Ex-Google chief rejects fake cancer claim, friends say

Weibo star Lee Kai-fu is indeed being treated in Taiwan, despite doubts raised by commentary

PUBLISHED : Saturday, 02 November, 2013, 3:37am
UPDATED : Saturday, 02 November, 2013, 3:42am

People close to prominent opinion leader and technology executive Lee Kai-fu have rebutted a Communist Party propaganda website commentary that suggested the former Google China chief was faking his cancer.

The accusations came last month through an op-ed in Dangjian magazine, which suggested Lee, now the chief executive of Innovation Works, a Beijing-based business incubator and venture capital fund, was not suffering from lymphoma. The article asked how a cancer patient could be frequently updating his microblog.

"The number of my Weibo postings has fallen by 80 per cent," a friend quoted Lee as saying. "And patients undergoing chemo can manage to get online. It's even possible for them to avoid spending a single night in hospital."

The person asked for anonymity because the conversation was meant to be private.

Major mainland news portals have since been ordered to carry the article by the Publicity Department, and the internet management office under the Beijing municipal government, according to several people with direct knowledge of the matter.

The authorities' effort to promote the op-ed came in the midst of an official campaign to exert more control over social media, including influential opinion leaders on the internet, known as "Big V" bloggers - a reference to their "verified" Sina Weibo accounts.

Lee's account has more than 51 million followers, making it one of the most popular on the mainland. The Dangjian op-ed compared him to Charles Xue Biqun - another prominent online commentator better known as Xue Manzi - who has been detained on suspicion of patronising prostitutes.

Lee, who left the mainland to seek treatment in Taiwan, has declined to comment, saying he does not want to become embroiled in the argument. But he has challenged the claims in private discussions with friends.
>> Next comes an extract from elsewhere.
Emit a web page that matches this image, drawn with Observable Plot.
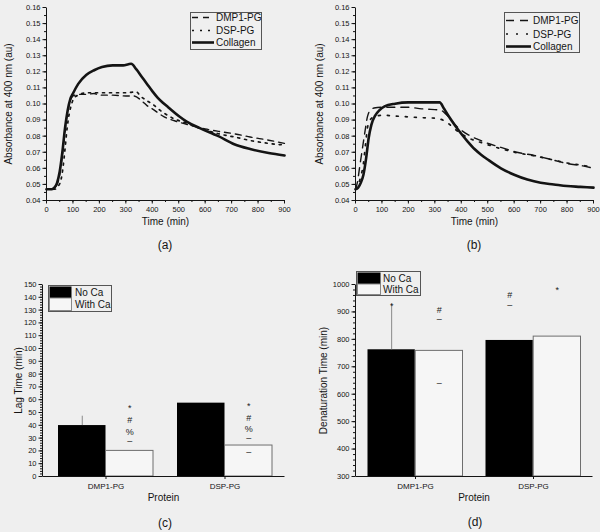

A medical document seen by the South China Morning Post shows that Lee, 51, received treatment for follicular lymphoma in a hospital in Taipei last month. A photograph seen by the Post appeared to show a pale Lee lying in a hospital bed.

Lee has written about his condition on Weibo: "A few [medical] indexes have not dropped but risen after chemo. Will need to follow doctor's advice more strictly and focus on treatment and rest. Can't help but have to cut down on time spent on social media. What a pity."

Wang Zhaohui , spokesman for Innovation Works, said Lee was still participating by phone in several company meetings each week when he was not in hospital.

A photograph distributed by Taiwan's Central News Agency showed Lee meeting with Taiwanese President Ma Ying-jeou on Wednesday.

The Dangjian commentary, carried on October 8, is phrased to cast doubt on Lee's integrity and question his ties with the United States, where he studied, and Taiwan, where he was born. The article also accused Lee of going to Taiwan for treatment because he had friends there who would provide him with fake documentation of the disease.

More than 20 major news portals on the mainland have republished the commentary. Sources from at least three of them - NetEase, Tencent and Sohu - said that they were ordered by the authorities to do so. They also said the authorities ordered the news outlets to "follow the thread well" - to remove web comments supportive of Lee.

Of his critics, Lee told the Post in August: "I don't spend much time speculating about why people say bad things about me … For anyone with a reasonable ability to analyse, it should be obvious what I stand for."